:: WHAT IS NEEDED ::
Please, without the pictures, retype exactly the lines from the start of the material through the line that holds "import plotly.graph_objects as go".

▽

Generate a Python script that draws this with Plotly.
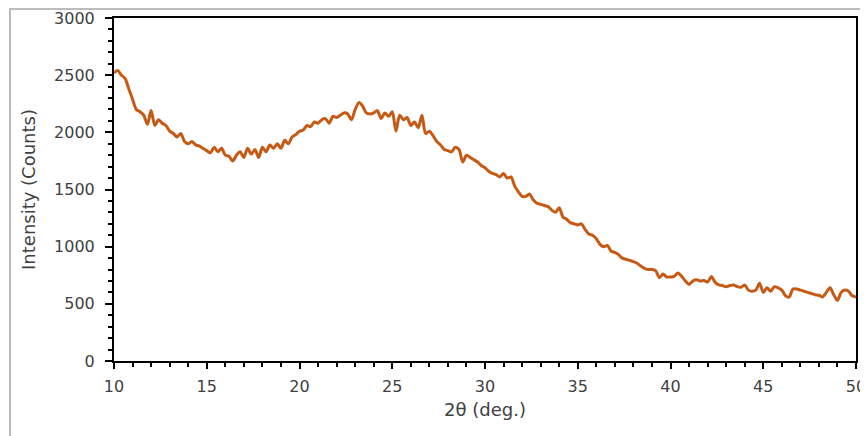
import plotly.graph_objects as go

two_theta = [round(10 + 0.2 * i, 1) for i in range(201)]
intensity = [
    2520, 2540, 2500, 2470, 2380, 2290, 2200, 2180, 2150, 2070,
    2190, 2060, 2110, 2080, 2060, 2010, 1990, 1960, 1990, 1920,
    1900, 1920, 1890, 1880, 1860, 1840, 1820, 1870, 1830, 1860,
    1800, 1790, 1750, 1800, 1830, 1780, 1860, 1810, 1850, 1780,
    1870, 1830, 1890, 1860, 1900, 1860, 1930, 1900, 1960, 1980,
    2010, 2020, 2060, 2050, 2090, 2080, 2110, 2120, 2080, 2140,
    2130, 2150, 2170, 2160, 2110, 2200, 2260, 2230, 2170, 2160,
    2170, 2190, 2120, 2170, 2140, 2180, 2010, 2150, 2110, 2130,
    2060, 2090, 2040, 2150, 1990, 2010, 1970, 1920, 1890, 1850,
    1840, 1830, 1870, 1850, 1740, 1800, 1780, 1760, 1740, 1710,
    1690, 1660, 1640, 1630, 1610, 1640, 1600, 1610, 1530, 1480,
    1440, 1440, 1460, 1410, 1380, 1370, 1360, 1350, 1320, 1300,
    1340, 1260, 1240, 1210, 1200, 1190, 1200, 1150, 1110, 1100,
    1070, 1020, 1000, 1010, 960, 950, 930, 900, 890, 880,
    870, 855, 830, 810, 800, 800, 790, 730, 760, 735,
    735, 740, 770, 740, 700, 670, 700, 710, 700, 705,
    690, 740, 690, 665, 660, 650, 660, 665, 650, 645,
    665, 620, 610, 620, 680, 600, 640, 610, 650, 640,
    620, 570, 560, 630, 630, 620, 610, 600, 590, 580,
    575, 560, 600, 640, 580, 530, 600, 620, 610, 570,
    560,
]

x_ticks = [10, 15, 20, 25, 30, 35, 40, 45, 50]
y_ticks = [0, 500, 1000, 1500, 2000, 2500, 3000]

FONT = "DejaVu Sans"
TXT = "#404040"

fig = go.Figure()
fig.add_trace(go.Scatter(
    x=two_theta, y=intensity, mode="lines",
    line=dict(color="#C65A14", width=3, shape="spline", smoothing=0.8),
    showlegend=False, hoverinfo="skip",
))

axis_common = dict(
    showgrid=False, zeroline=False, automargin=False,
    showline=True, linecolor="black", linewidth=2, mirror=True,
    ticks="outside", tickcolor="black", tickwidth=2,
    tickfont=dict(family=FONT, size=16, color=TXT),
)

fig.update_layout(
    width=860, height=428,
    margin=dict(l=106, r=12, t=10, b=75),
    paper_bgcolor="white", plot_bgcolor="white",
    xaxis=dict(
        range=[10, 50], tickvals=x_ticks, ticklen=6, ticklabelstandoff=4,
        minor=dict(dtick=1, ticks="outside", ticklen=4, tickcolor="black", tickwidth=1.5),
        title=dict(text="2θ (deg.)", font=dict(family=FONT, size=18, color=TXT), standoff=8),
        **axis_common,
    ),
    yaxis=dict(
        range=[0, 3000], tickvals=y_ticks, ticklen=7, ticklabelstandoff=7,
        minor=dict(dtick=100, ticks="outside", ticklen=4, tickcolor="black", tickwidth=1.5),
        title=dict(text="Intensity (Counts)", font=dict(family=FONT, size=18, color=TXT), standoff=14),
        **axis_common,
    ),
    shapes=[dict(
        type="rect", xref="paper", yref="paper",
        x0=-0.1402, x1=1.03, y0=-0.35, y1=1.0262,
        line=dict(color="#A6A6A6", width=1.5), layer="below",
    )],
)

fig.write_html("out.html")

△

:: WRITTEN REPLY ::
Generate a Python script that draws this with Plotly.
import plotly.graph_objects as go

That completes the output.